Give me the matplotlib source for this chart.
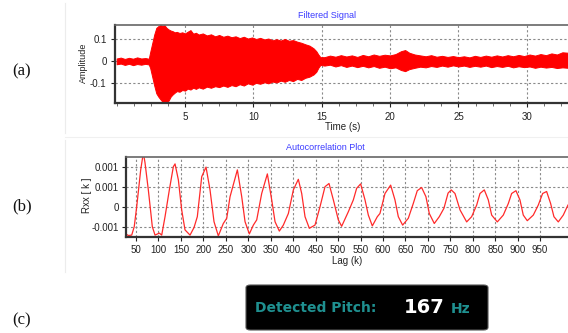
import matplotlib
matplotlib.use("Agg")
import matplotlib.pyplot as plt
from matplotlib.patches import FancyBboxPatch
from matplotlib.ticker import FixedLocator, FixedFormatter, MultipleLocator
from matplotlib.lines import Line2D

# ---------------- data: filtered signal envelope ----------------
sig_t = [0.0, 0.3, 0.6, 0.9, 1.2, 1.5, 1.8, 2.1, 2.35,
         2.45, 2.6, 2.75, 2.9, 3.05, 3.2, 3.35, 3.5, 3.65, 3.8,
         3.95, 4.1, 4.25, 4.4, 4.6, 4.8, 5.0, 5.2, 5.4, 5.6,
         5.8, 6.0, 6.3, 6.6, 6.9, 7.2, 7.5, 7.8, 8.1, 8.4,
         8.7, 9.0, 9.3, 9.6, 9.9, 10.2, 10.5, 10.8, 11.1, 11.4,
         11.7, 12.0, 12.3, 12.6, 12.9, 13.2, 13.5, 13.8, 14.1, 14.4,
         14.6, 14.75, 14.9,
         15.2, 15.6, 16.0, 16.4, 16.8, 17.2, 17.6, 18.0, 18.4, 18.8,
         19.2, 19.6, 20.0, 20.4, 20.8, 21.1, 21.4, 21.8, 22.2, 22.6,
         23.0, 23.4, 23.8, 24.2, 24.6, 25.0, 25.4, 25.8, 26.2, 26.6,
         27.0, 27.4, 27.8, 28.2, 28.6, 29.0, 29.4, 29.8, 30.2, 30.6,
         31.0, 31.4, 31.8, 32.2, 32.6, 33.0]
sig_hi = [0.012, 0.016, 0.010, 0.015, 0.011, 0.017, 0.012, 0.014, 0.011,
          0.04, 0.08, 0.12, 0.15, 0.158, 0.163, 0.16, 0.162, 0.15, 0.143,
          0.138, 0.135, 0.13, 0.132, 0.127, 0.13, 0.125, 0.133, 0.14, 0.124,
          0.128, 0.12, 0.125, 0.116, 0.121, 0.112, 0.118, 0.11, 0.115, 0.108,
          0.112, 0.104, 0.11, 0.102, 0.107, 0.1, 0.105, 0.098, 0.102, 0.094,
          0.099, 0.093, 0.1, 0.092, 0.095, 0.088, 0.083, 0.076, 0.07, 0.058,
          0.045, 0.03, 0.018,
          0.018, 0.025, 0.02, 0.027, 0.021, 0.026, 0.019, 0.028, 0.022, 0.03,
          0.024, 0.029, 0.026, 0.032, 0.045, 0.05, 0.038, 0.03, 0.026, 0.022,
          0.027, 0.02, 0.024, 0.019, 0.023, 0.018, 0.022, 0.017, 0.024, 0.019,
          0.025, 0.02, 0.026, 0.021, 0.027, 0.022, 0.028, 0.023, 0.03, 0.025,
          0.032, 0.027, 0.035, 0.03, 0.04, 0.038]
sig_lo = [-0.014, -0.011, -0.017, -0.012, -0.018, -0.013, -0.016, -0.012, -0.015,
          -0.03, -0.07, -0.11, -0.145, -0.16, -0.172, -0.183, -0.188, -0.185, -0.178,
          -0.16, -0.15, -0.142, -0.135, -0.138, -0.13, -0.133, -0.124, -0.128, -0.12,
          -0.125, -0.118, -0.124, -0.115, -0.12, -0.113, -0.117, -0.11, -0.116, -0.108,
          -0.113, -0.104, -0.11, -0.1, -0.106, -0.098, -0.102, -0.095, -0.1, -0.092,
          -0.096, -0.088, -0.093, -0.085, -0.09, -0.08, -0.085, -0.075, -0.07, -0.06,
          -0.048, -0.03, -0.017,
          -0.02, -0.016, -0.024, -0.018, -0.026, -0.02, -0.027, -0.021, -0.028, -0.022,
          -0.03, -0.025, -0.032, -0.028, -0.04, -0.045, -0.036, -0.03, -0.025, -0.028,
          -0.022, -0.026, -0.02, -0.025, -0.019, -0.024, -0.02, -0.026, -0.021, -0.025,
          -0.02, -0.027, -0.022, -0.026, -0.021, -0.028, -0.023, -0.027, -0.024, -0.03,
          -0.025, -0.029, -0.026, -0.031, -0.028, -0.03]

# ---------------- data: autocorrelation ----------------
acf_lag = [25.5, 33, 40.4, 46, 51.5, 60.4, 66.3, 70, 77.4, 86.3,
           92.3, 101.9, 107.2, 114.6, 124.2, 133.1, 136.9, 144.3, 151.7, 159.1,
           170.3, 179.2, 186.5, 196.3, 205.9, 214.8, 223.7, 233.3, 244.4, 252,
           259.4, 275.7, 285.4, 292.8, 302.4, 311.3, 318.8, 329.9, 342.5, 352.2,
           359.6, 369.2, 378.1, 389.3, 400.4, 411.5, 419, 426.4, 436, 448.6,
           459.8, 470.9, 479.8, 489.5, 500.6, 508, 522.9, 534, 541.4, 550.3,
           560, 567.4, 576.3, 587.4, 593.3, 604.5, 617.1, 626.7, 634.2, 643.8,
           656.4, 667.5, 676.4, 686.1, 695.7, 703.2, 714.3, 725.4, 735.8, 745,
           752, 760.4, 771.6, 786.4, 797.5, 808.7, 816.1, 825.7, 834.6, 842.1,
           854.7, 868, 879.2, 886.6, 896.2, 905.1, 912.5, 921.4, 934.8, 945.9,
           955.6, 964.5, 973.4, 980.8, 990.5, 1001.6, 1012]
acf_val = [-0.00067, -0.00072, -0.00071, -0.0005, 0.0, 0.00092, 0.00135, 0.0011, 0.00042, -0.0005,
           -0.00071, -0.00066, -0.00071, -0.00025, 0.00042, 0.001, 0.00107, 0.00067, -0.00008, -0.00058,
           -0.00071, -0.00052, -0.00025, 0.00075, 0.00099, 0.00042, -0.000375, -0.00073, -0.00042, -0.00029,
           0.00025, 0.00092, 0.00025, -0.000375, -0.00068, -0.00046, -0.00033, 0.00033, 0.00082, 0.00017,
           -0.000375, -0.00061, -0.00046, -0.00017, 0.00042, 0.000685, 0.00033, -0.00025, -0.00054, -0.00046,
           0.0, 0.0005, 0.00058, 0.00017, -0.00033, -0.00049, -0.000125, 0.00017, 0.00046, 0.00057,
           0.00017, -0.00021, -0.00048, -0.00025, -0.00017, 0.00033, 0.00054, 0.00017, -0.00025, -0.00046,
           -0.00029, 0.00008, 0.0004, 0.00048, 0.00025, -0.00017, -0.00042, -0.00025, -0.00004, 0.00034,
           0.00042, 0.00033, -0.00008, -0.00038, -0.00025, 0.00004, 0.00033, 0.00042, 0.00017, -0.00021,
           -0.00038, -0.00021, 0.00008, 0.00033, 0.0004, 0.00017, -0.00021, -0.00035, -0.00021, 0.00004,
           0.00033, 0.00038, 0.00008, -0.00025, -0.00038, -0.00021, 0.00004]

sig_xticks = [5, 10, 15, 20, 25, 30]
sig_yticks = [-0.1, 0, 0.1]
sig_ylabels = ["-0.1", "0", "0.1"]
acf_xticks = [50, 100, 150, 200, 250, 300, 350, 400, 450, 500,
              550, 600, 650, 700, 750, 800, 850, 900, 950]
acf_yticks = [-0.0005, 0, 0.0005, 0.001]
acf_ylabels = ["-0.001", "0", "0.001", "0.001"]

pitch_value = "167"

# ---------------- figure ----------------
W, H = 568, 333
fig = plt.figure(figsize=(W / 100, H / 100), dpi=100)
fig.patch.set_facecolor("white")
plt.rcParams["font.family"] = ["Liberation Sans", "DejaVu Sans"]

def fx(px):
    return px / W

def fy(py):
    return 1 - py / H

grid_kw = dict(color="#8a8a8a", linestyle=(0, (2, 2)), linewidth=0.8)
tick_color = "#222222"

# faint panel borders
fig.add_artist(Line2D([fx(65), fx(65)], [fy(3), fy(133)], color="#ececec", lw=0.8))
fig.add_artist(Line2D([fx(65), fx(65)], [fy(140), fy(272)], color="#ececec", lw=0.8))
fig.add_artist(Line2D([fx(65), fx(568)], [fy(137), fy(137)], color="#f0f0f0", lw=0.8))

# ---- panel (a) ----
ax1 = fig.add_axes([fx(115), fy(103.3), fx(571 - 115), (103.3 - 25) / H])
ax1.fill_between(sig_t, sig_lo, sig_hi, color="#ff0000", linewidth=0.7, edgecolor="#ff0000")
ax1.set_xlim(-0.12, 33.23)
ax1.set_ylim(-0.19, 0.163)
ax1.xaxis.set_major_locator(FixedLocator(sig_xticks))
ax1.xaxis.set_minor_locator(MultipleLocator(1.25))
ax1.yaxis.set_major_locator(FixedLocator(sig_yticks))
ax1.yaxis.set_major_formatter(FixedFormatter(sig_ylabels))
ax1.grid(True, which="major", **grid_kw)
ax1.set_axisbelow(True)
ax1.tick_params(axis="both", which="major", labelsize=7, length=3, width=0.8,
                colors=tick_color, pad=3)
ax1.tick_params(axis="x", which="minor", length=2, width=0.6, colors="#555555")
ax1.tick_params(axis="y", which="major", pad=3)

# ---- panel (b) ----
ax2 = fig.add_axes([fx(125.7), fy(236.7), fx(571 - 125.7), (236.7 - 157.3) / H])
ax2.plot(acf_lag, acf_val, color="#ff2a2a", linewidth=0.9)
ax2.set_xlim(27, 1018.8)
ax2.set_ylim(-0.00075, 0.001235)
ax2.xaxis.set_major_locator(FixedLocator(acf_xticks))
ax2.yaxis.set_major_locator(FixedLocator(acf_yticks))
ax2.yaxis.set_major_formatter(FixedFormatter(acf_ylabels))
ax2.grid(True, which="major", **grid_kw)
ax2.set_axisbelow(True)
ax2.tick_params(axis="both", which="major", labelsize=7, length=3, width=0.8,
                colors=tick_color, pad=3)
ax2.tick_params(axis="y", which="major", pad=2)

for ax in (ax1, ax2):
    for side, sp in ax.spines.items():
        sp.set_color("#333333")
        sp.set_linewidth(1.6)
    ax.spines["top"].set_color("#666666")
    ax.spines["top"].set_linewidth(1.2)

# titles and axis labels (figure coordinates)
fig.text(fx(326.7), fy(15), "Filtered Signal", color="#3b3bff", fontsize=6.5,
         ha="center", va="center")
fig.text(fx(342.7), fy(127), "Time (s)", color="#222222", fontsize=7,
         ha="center", va="center")
fig.text(fx(83), fy(63.3), "Amplitude", color="#222222", fontsize=6.5,
         ha="center", va="center", rotation=90)

fig.text(fx(325), fy(147.3), "Autocorrelation Plot", color="#3b3bff", fontsize=6.5,
         ha="center", va="center")
fig.text(fx(347), fy(261), "Lag (k)", color="#222222", fontsize=7,
         ha="center", va="center")
fig.text(fx(86.7), fy(195), "Rxx [ k ]", color="#222222", fontsize=7,
         ha="center", va="center", rotation=90)

# panel labels
for lab, yy in (("(a)", 71), ("(b)", 206), ("(c)", 320)):
    fig.text(fx(22), fy(yy), lab, fontsize=12, family="Liberation Serif",
             ha="center", va="center", color="#111111")

# ---- panel (c): detected pitch box ----
box = FancyBboxPatch((fx(246), fy(330)), fx(488 - 246), (330 - 285) / H,
                     boxstyle="round,pad=0,rounding_size=0.008",
                     transform=fig.transFigure, facecolor="black",
                     edgecolor="#555555", linewidth=0.8)
fig.add_artist(box)
teal = "#1f9090"
fig.text(fx(255), fy(308.5), "Detected Pitch:", color=teal, fontsize=10,
         fontweight="bold", family=["DejaVu Sans"], ha="left", va="center")
fig.text(fx(424), fy(307.5), pitch_value, color="white", fontsize=14,
         fontweight="bold", family=["DejaVu Sans"], ha="center", va="center")
fig.text(fx(451), fy(309), "Hz", color=teal, fontsize=10,
         fontweight="bold", family=["DejaVu Sans"], ha="left", va="center")

fig.savefig("out.png", dpi=100, facecolor="white")
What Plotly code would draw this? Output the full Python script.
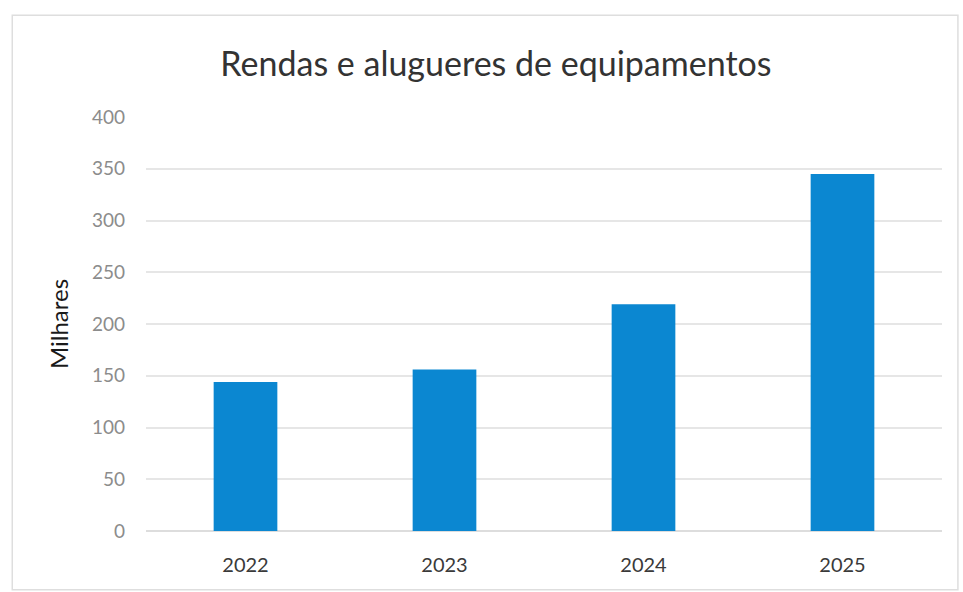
◆ ◆ ◆ ◆
→ **Exercise**: Reproduce only the lines of the records from the start up to and including the line that holds "from matplotlib.lines import Line2D"; do not carry over any picture.

→ **Response**:
Give me the matplotlib source for this chart.
import matplotlib
matplotlib.use("Agg")
import matplotlib.pyplot as plt
from matplotlib.patches import FancyBboxPatch
from matplotlib.ticker import FixedLocator, FixedFormatter, MultipleLocator
from matplotlib.lines import Line2D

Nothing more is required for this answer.